At school, students have been preparing for the year’s culture festival. Parents come to watch the students sing, dance, and preform skits, such as this year's drag contest. Some parts of the program involved traditional Japanese song and dance, but the bulk of it was sycronized dances to pop music.
This week, I attended tea ceremony, held in the schools solitary tatami matted room. Our teacher, dressed in full kimono and with an air of dignity, instructed us on what angle to lie your chopsticks and how to properly pick up the tea bowl. If I had to summarize, I would say that tea ceremony is a ritual using tea and cakes as a vehicle to display forms of refined etiquette and grace. Through slow, calculated movements one’s goal is to allow the mind to drift into deep contemplation and open channels toward enlightenment.

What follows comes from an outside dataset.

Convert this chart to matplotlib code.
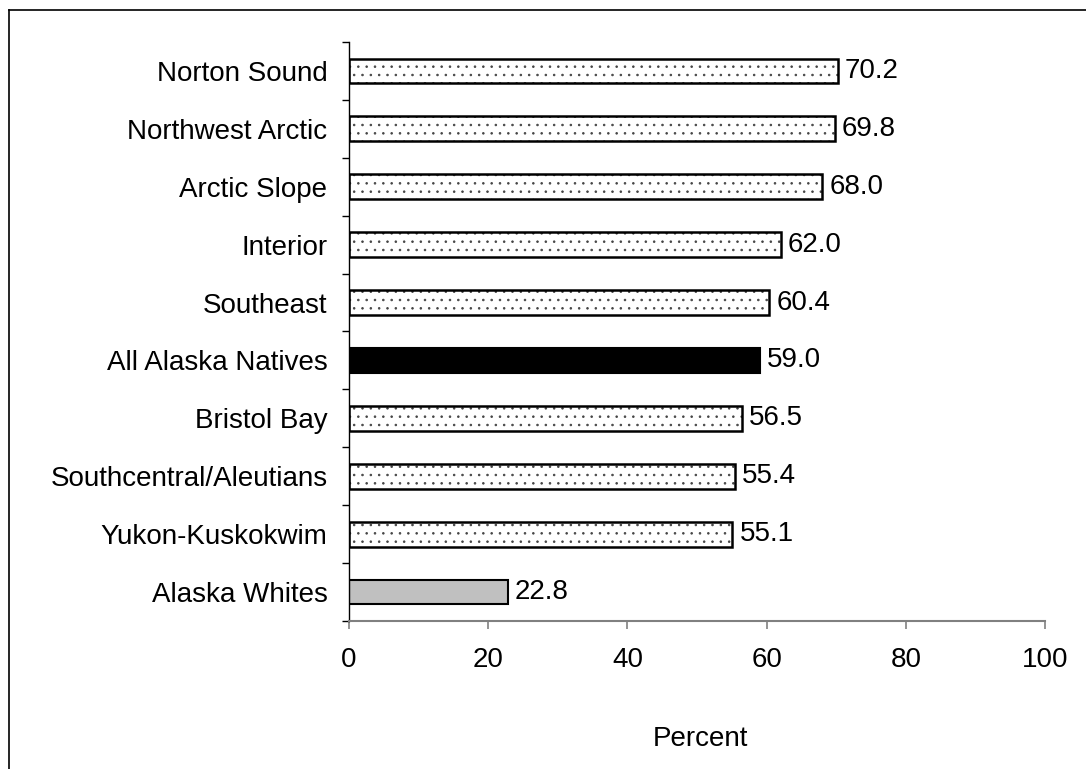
import numpy as np
import matplotlib.pyplot as plt
from matplotlib.lines import Line2D

# données (du haut vers le bas)
regions = [
    "Norton Sound",
    "Northwest Arctic",
    "Arctic Slope",
    "Interior",
    "Southeast",
    "All Alaska Natives",
    "Bristol Bay",
    "Southcentral/Aleutians",
    "Yukon-Kuskokwim",
    "Alaska Whites",
]
percent = [70.2, 69.8, 68.0, 62.0, 60.4, 59.0, 56.5, 55.4, 55.1, 22.8]
x_ticks = [0, 20, 40, 60, 80, 100]

plt.rcParams["font.family"] = ["Liberation Sans", "DejaVu Sans"]
plt.rcParams["hatch.linewidth"] = 0.6
fs = 20

fig = plt.figure(figsize=(10.86, 7.69), dpi=100)
ax = fig.add_axes([349 / 1086, 1 - 621 / 769, 696 / 1086, 579 / 769])

n = len(regions)
y = np.arange(n)[::-1]
h = 0.43

for yi, v, name in zip(y, percent, regions):
    if name == "All Alaska Natives":
        ax.barh(yi, v, height=h, color="black", edgecolor="black", linewidth=1.5)
    elif name == "Alaska Whites":
        ax.barh(yi, v, height=h, color="#c0c0c0", edgecolor="black", linewidth=1.5)
    else:
        # pointillé + contour
        ax.barh(yi, v, height=h, color="white", edgecolor="#444444",
                hatch="..", linewidth=0)
        ax.barh(yi, v, height=h, fill=False, edgecolor="black", linewidth=1.8)
    ax.text(v + 1.0, yi, f"{v:.1f}", va="center", ha="left", fontsize=fs)

ax.set_xlim(0, 100)
ax.set_ylim(-0.5, n - 0.5)

ax.set_xticks(x_ticks)
ax.set_xticklabels([str(t) for t in x_ticks], fontsize=fs)
ax.tick_params(axis="x", direction="out", length=6, width=1.2, color="#808080", pad=13)

ax.set_yticks(np.arange(n + 1) - 0.5)
ax.set_yticklabels([])
ax.set_yticks(y, minor=True)
ax.set_yticklabels(regions, minor=True, fontsize=fs)
ax.tick_params(axis="y", which="major", direction="out", length=5, width=1, color="black")
ax.tick_params(axis="y", which="minor", length=0, pad=15.5)

for side in ["top", "right"]:
    ax.spines[side].set_visible(False)
ax.spines["bottom"].set_color("#808080")
ax.spines["bottom"].set_linewidth(1.5)
ax.spines["left"].set_color("black")
ax.spines["left"].set_linewidth(1)

fig.text(700 / 1086, 1 - 739 / 769, "Percent", ha="center", va="center", fontsize=fs)

# cadre
x0, y0 = 8.5 / 1086, 1 - 9.5 / 769
fig.add_artist(Line2D([x0, 1], [y0, y0], color="black", linewidth=1.2))
fig.add_artist(Line2D([x0, x0], [y0, 0], color="black", linewidth=1.2))

fig.savefig("out.png", dpi=100)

But, while honored as a beautiful art form, tea ceremony is ultimately boring, demanding much patience and discipline. I can see why it is thoroughly unappealing to the youth of today. There are currently only two students at the school studying tea ceremony, and I could tell they were both kind of the dorky kids. And it felt quite out of place to sit bowing before a scroll on tatami mats while kids were screaming and running down the halls and I could here the horrible tunings of the brass band across the courtyard. Not the ideal setting for serenity. Yet there was so much conviction in this graceful elderly woman, our teacher. She had invested much of her life into this ritual. And I felt deeply sorry for her, that what she taught us was no longer viable. It was just too far away from our present surroundings.
This month, Matsue City's biggest and most loved festival commenced; the Dogyoretsu (Do drum parade). Held every year on the third Sunday of October, the Dogyoretsu celebrates the arrival of autumn to the city of Matsue. October is also the month when all Shinto Gods arrive at the shores of the San-In coast to the Izumo Taisha Shrine for their holiday. Perhaps they are present at this festival, perched on nearby mountains with attentive ears and the drumming, a rumble like the sound of distant thunder, brings to mind these gods and all that this season holds. As powerfully as the leaves will soon be swept off of trees, booming percussion bounces off buildings and fills the heart with awe.

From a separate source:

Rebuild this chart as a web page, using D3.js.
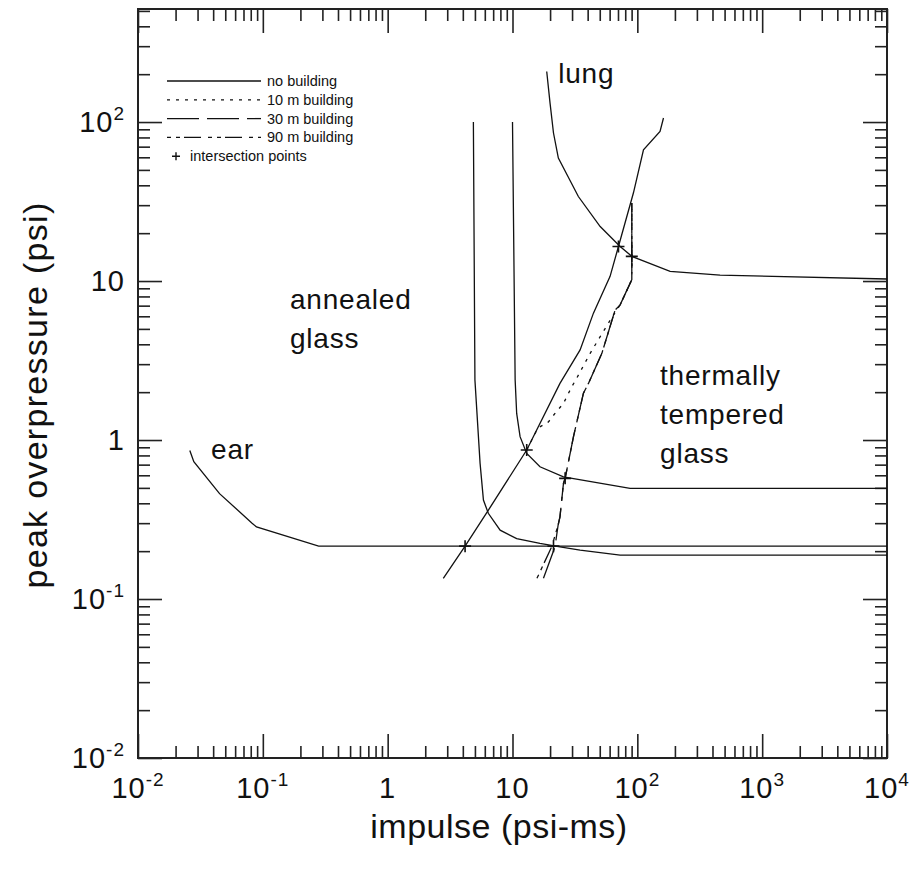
<!DOCTYPE html>
<html>
<head>
<meta charset="utf-8">
<script src="https://cdn.jsdelivr.net/npm/d3@7"></script>
<style>
  body { margin: 0; background: #fff; }
  svg { display: block; font-family: "Liberation Sans", Arial, Helvetica, sans-serif; }
</style>
</head>
<body>
<svg id="chart_svg"></svg>
<script>
// Values: impulse (psi-ms) and peak overpressure (psi)
const earImpulse = [0.026, 0.028, 0.045, 0.082, 0.089, 0.28, 1e4];
const earPressure = [0.86, 0.73, 0.46, 0.30, 0.284, 0.215, 0.215];

const annealedImpulse = [4.86, 5.0, 5.5, 5.85, 6.4, 7.96, 10.8, 16.6, 24.0, 34.8, 72.8, 1e4];
const annealedPressure = [100, 2.39, 0.713, 0.419, 0.346, 0.271, 0.240, 0.224, 0.213, 0.203, 0.189, 0.189];

const temperedImpulse = [10.0, 10.5, 10.8, 11.5, 13.0, 16.6, 25.6, 87.5, 1e4];
const temperedPressure = [100, 2.39, 1.47, 1.05, 0.824, 0.679, 0.587, 0.497, 0.497];

const lungImpulse = [18.8, 20.0, 21.3, 23.3, 33.7, 50.4, 72.8, 90.3, 183, 460, 1e4];
const lungPressure = [208, 131, 85.3, 59.3, 34.0, 22.0, 16.5, 14.3, 11.5, 10.9, 10.3];

const noBuildingImpulse = [2.79, 4.17, 6.41, 13.0, 24.0, 34.8, 44.5, 60.5, 70.6, 93.1, 112, 152, 162];
const noBuildingPressure = [0.135, 0.215, 0.362, 0.865, 2.27, 3.69, 6.28, 10.7, 16.5, 35.9, 66.9, 87.3, 106];

const building10Impulse = [13.0, 15.96, 19.4, 21.9, 25.6, 29.9, 32.7, 41.9, 50.4, 64.4, 72.8, 90.3, 90.3];
const building10Pressure = [0.865, 1.19, 1.30, 1.47, 1.70, 2.17, 2.45, 3.51, 4.47, 6.12, 7.08, 10.2, 31];

const building30Impulse = [17.7, 21.9, 23.2, 24.0, 25.6, 26.4, 30.8, 37.0, 40.6, 52.0, 66.4, 72.8, 90.3, 90.3];
const building30Pressure = [0.135, 0.213, 0.292, 0.329, 0.534, 0.574, 1.05, 1.97, 2.27, 3.51, 6.58, 7.08, 10.2, 31];

const building90Impulse = [15.7, 20.6, 23.2, 24.0, 25.6, 26.4, 30.8, 37.0, 40.6, 52.0, 66.4, 72.8, 90.3, 90.3];
const building90Pressure = [0.135, 0.213, 0.292, 0.329, 0.534, 0.574, 1.05, 1.97, 2.27, 3.51, 6.58, 7.08, 10.2, 31];

const crossImpulse = [4.17, 13.0, 21.3, 26.4, 70.6, 90.3];
const crossPressure = [0.215, 0.865, 0.215, 0.574, 16.5, 14.3];

const legendLabels = ['no building', '10 m building', '30 m building', '90 m building', 'intersection points'];

const annotationLines = [['ear'], ['annealed', 'glass'], ['thermally', 'tempered', 'glass'], ['lung']];
const annotationImpulse = [0.0385, 0.165, 152, 23.2];
const annotationPressure = [0.76, 6.68, 2.22, 177];

const xMajorTicks = [1e-2, 1e-1, 1, 10, 1e2, 1e3, 1e4];
const xTickLabels = ['10^-2', '10^-1', '1', '10', '10^2', '10^3', '10^4'];
const yMajorTicks = [1e-2, 1e-1, 1, 10, 1e2];
const yTickLabels = ['10^-2', '10^-1', '1', '10', '10^2'];
const yTop = 514;

// Layout
const margin = { top: 9, right: 26, bottom: 121, left: 138 };
const width = 913 - margin.left - margin.right;
const height = 879 - margin.top - margin.bottom;
const ink = '#111';
const dashStyles = [null, '3,6', '32,8', '4,5,4,4,17,7'];

const svg = d3.select('#chart_svg')
    .attr('width', width + margin.left + margin.right)
    .attr('height', height + margin.top + margin.bottom);

const g = svg.append('g')
    .attr('transform', `translate(${margin.left},${margin.top})`);

const x = d3.scaleLog().domain([xMajorTicks[0], xMajorTicks[xMajorTicks.length - 1]]).range([0, width]);
const y = d3.scaleLog().domain([yMajorTicks[0], yTop]).range([height, 0]);

const isDecade = v => Math.abs(Math.log10(v) - Math.round(Math.log10(v))) < 1e-9;
const xMinor = x.ticks().filter(v => !isDecade(v));
const yMinor = y.ticks().filter(v => !isDecade(v));

// inward ticks on all four sides
function addTicks(axis, values, size, transform) {
    g.append('g')
        .attr('transform', transform)
        .call(axis.tickValues(values).tickSize(-size).tickFormat(''))
        .call(a => a.select('.domain').remove())
        .call(a => a.selectAll('text').remove())
        .call(a => a.selectAll('line').attr('stroke', '#222').attr('stroke-width', 1.6));
}
[[xMinor, 12], [xMajorTicks, 24]].forEach(([vals, len]) => {
    addTicks(d3.axisBottom(x), vals, len, `translate(0,${height})`);
    addTicks(d3.axisTop(x), vals, len, 'translate(0,0)');
});
[[yMinor, 12], [yMajorTicks, 24]].forEach(([vals, len]) => {
    addTicks(d3.axisLeft(y), vals, len, 'translate(0,0)');
    addTicks(d3.axisRight(y), vals, len, `translate(${width},0)`);
});

g.append('rect')
    .attr('width', width)
    .attr('height', height)
    .attr('fill', 'none')
    .attr('stroke', '#222')
    .attr('stroke-width', 2);

// tick labels with superscript powers
function powerLabel(text, label) {
    const [base, exp] = label.split('^');
    text.append('tspan').text(base);
    if (exp) text.append('tspan').attr('dy', -12).style('font-size', '19px').text(exp);
}
xMajorTicks.forEach((v, i) => {
    const t = g.append('text')
        .attr('x', x(v))
        .attr('y', height + 40)
        .attr('text-anchor', 'middle')
        .style('font-size', '29px')
        .style('letter-spacing', '1px')
        .attr('fill', ink);
    powerLabel(t, xTickLabels[i]);
});
yMajorTicks.forEach((v, i) => {
    const t = g.append('text')
        .attr('x', -13)
        .attr('y', y(v) + 10)
        .attr('text-anchor', 'end')
        .style('font-size', '29px')
        .style('letter-spacing', '1px')
        .attr('fill', ink);
    powerLabel(t, yTickLabels[i]);
});

// axis titles
g.append('text')
    .attr('x', 361)
    .attr('y', height + 80)
    .attr('text-anchor', 'middle')
    .style('font-size', '34px')
    .style('letter-spacing', '0.5px')
    .attr('fill', ink)
    .text('impulse (psi-ms)');

g.append('text')
    .attr('transform', 'rotate(-90)')
    .attr('x', -386)
    .attr('y', 47 - margin.left)
    .attr('text-anchor', 'middle')
    .style('font-size', '34px')
    .style('letter-spacing', '1.3px')
    .attr('fill', ink)
    .text('peak overpressure (psi)');

// curves
const line = d3.line().x(d => x(d[0])).y(d => y(d[1]));
const curves = [
    { impulse: earImpulse, pressure: earPressure, style: 0 },
    { impulse: annealedImpulse, pressure: annealedPressure, style: 0 },
    { impulse: temperedImpulse, pressure: temperedPressure, style: 0 },
    { impulse: lungImpulse, pressure: lungPressure, style: 0 },
    { impulse: noBuildingImpulse, pressure: noBuildingPressure, style: 0 },
    { impulse: building10Impulse, pressure: building10Pressure, style: 1 },
    { impulse: building30Impulse, pressure: building30Pressure, style: 2 },
    { impulse: building90Impulse, pressure: building90Pressure, style: 3 }
];
curves.forEach(c => {
    g.append('path')
        .datum(d3.zip(c.impulse, c.pressure))
        .attr('fill', 'none')
        .attr('stroke', ink)
        .attr('stroke-width', 1.3)
        .attr('stroke-dasharray', dashStyles[c.style])
        .attr('d', line);
});

// intersection markers
const cross = s => `M${-s},0H${s}M0,${-s}V${s}`;
g.selectAll('.cross')
    .data(d3.zip(crossImpulse, crossPressure))
    .enter().append('path')
    .attr('class', 'cross')
    .attr('transform', d => `translate(${x(d[0])},${y(d[1])})`)
    .attr('d', cross(6))
    .attr('stroke', ink)
    .attr('stroke-width', 1.6);

// region labels
annotationLines.forEach((lines, i) => {
    const t = g.append('text')
        .attr('x', x(annotationImpulse[i]))
        .attr('y', y(annotationPressure[i]))
        .style('font-size', '28px')
        .style('letter-spacing', '0.8px')
        .attr('fill', ink);
    lines.forEach((s, j) => {
        t.append('tspan')
            .attr('x', x(annotationImpulse[i]))
            .attr('dy', j === 0 ? 0 : 39)
            .text(s);
    });
});

// legend
const legend = g.append('g').attr('transform', 'translate(29,72)');
legendLabels.forEach((label, i) => {
    const row = legend.append('g').attr('transform', `translate(0,${i * 18.8})`);
    if (i < 4) {
        row.append('line')
            .attr('x1', 0).attr('x2', 94)
            .attr('stroke', ink)
            .attr('stroke-width', 1.3)
            .attr('stroke-dasharray', dashStyles[i]);
    } else {
        row.append('path')
            .attr('transform', 'translate(9,0)')
            .attr('d', cross(4))
            .attr('stroke', ink)
            .attr('stroke-width', 1.4);
    }
    row.append('text')
        .attr('x', i < 4 ? 100 : 23)
        .attr('y', 5)
        .style('font-size', '14.5px')
        .attr('fill', ink)
        .text(label);
});
</script>
</body>
</html>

Starting in front of Matsue castle, a parade of 2-3 drums are carried on a wooden shrine and beaten to the accompaniment of flutes and bells. Modeled after a traditional taiko drum, the Do drum is a mobile instrument slightly larger in diameter than a man’s height. Each drum is played by between 2 and 6 people at a time, who coordinate the simple beats pounded out by their wooden sticks. Associations representing different parts of the city form drum teams and parade with their floats through the streets. Drummers practice every night for a month or more leading up to the event, and their dedication is evident in the calloused and bandaged hands of most of the team members. Before the drumming begins, the floats are purified with ceremonial alcohol. The drummers, in turn, take a swig of the sacred sake. After a speech by town elders, the eager crowd fills in under the tallest of shrines, one containing fresh mochi. When the signal is given, several young men toss balls of wrapped mochi off of the shrine and into the scrambling crowd. An elderly man laughs with glee reaching his hand in front of me, a child scurries under my feet to pluck the treasures from the pavement, and a mochi hits me right between the eyes. But the fun is increased by the promise of good luck to the reciepients of these tasty mochi.
And now the floats begin their slow parade. Many town residents, from children to the elderly, are involved in pulling the shrines, as there are over 100 people needed to move just one. Dressed in colorful happi coats, with some participants dancing and some migrating toward the special floats that carry barrels of sake, the whole town echoes with the sound of the drums until the sun casts its pink hue over the lake.
For the citizens of Matsue City, the traditions of the Dogyoretsu hold familiar sights and sounds that they have known since their childhoods. I felt blessed to be able to participate in such a warm tradition.
But traditions from my own country are not forsaken here, as yesterday was Halloween. And like the gaijins we are a Halloween party hit the streets of Matsue on Saturday. Having few resources available, I went dressed as a shadow. Halloween, and all Western holidays for that matter, are an anomaly here. For example, Christmas is a holiday which you spend with your boyfriend/girlfriend going to the movies and eating ‘christmas cake’. Halloween is the day all students go to Baskin Robins "31" flavors (very popular here) to get a scoop of icecream. The teacher asked me to explain Halloween to the students, and I prepared a history lesson, charting the holidays Irish origins. I didn’t want the kids to grow up blinded by all this consumerism. They wound up understanding, but it was quite funny when I explained what Trick or Treat meant; (If you don’t get a treat, you play a trick!) I went on to explain egging and toilet papering, and the kids were shocked. They just couldn’t imagine doing something so cruel to their neighbors! The meanest prank kids tend to play here is called, pingpong, known as, “dingdong ditch” to us hooligans back home.
Today, I rode my bicycle along the coastline and met a pretty lighthouse along the way. The area was goof for a bit of rock climbing, and offered many opportunities to lie on flat slabs jutting out into the breaking waves. I also rode my bike to a gorge 25km down the road to see the changing of the leaves. While the gorge itself wasn’t too impressive, I discovered a tiny villiage of stone people, all adorned with red bonnets. How old these were one could only guess. But beautiful and unexpected was the experience, heightened by yet another example of rural kindness. When I was riding my bike back on the one lane highway with no shoulder, I heard my map fall out of my back pocket. Knowing where I was going and not wanting to stop, I proceeded on down the road. A good ten minutes pass and I hear the sound of a car slowing to the side of me. I glance over to find a family of four, the wife in the backseat with the window rolled down, my map in hand. We preformed the exchange of map and Arigatos in motion, and again I felt dazed as they drove away.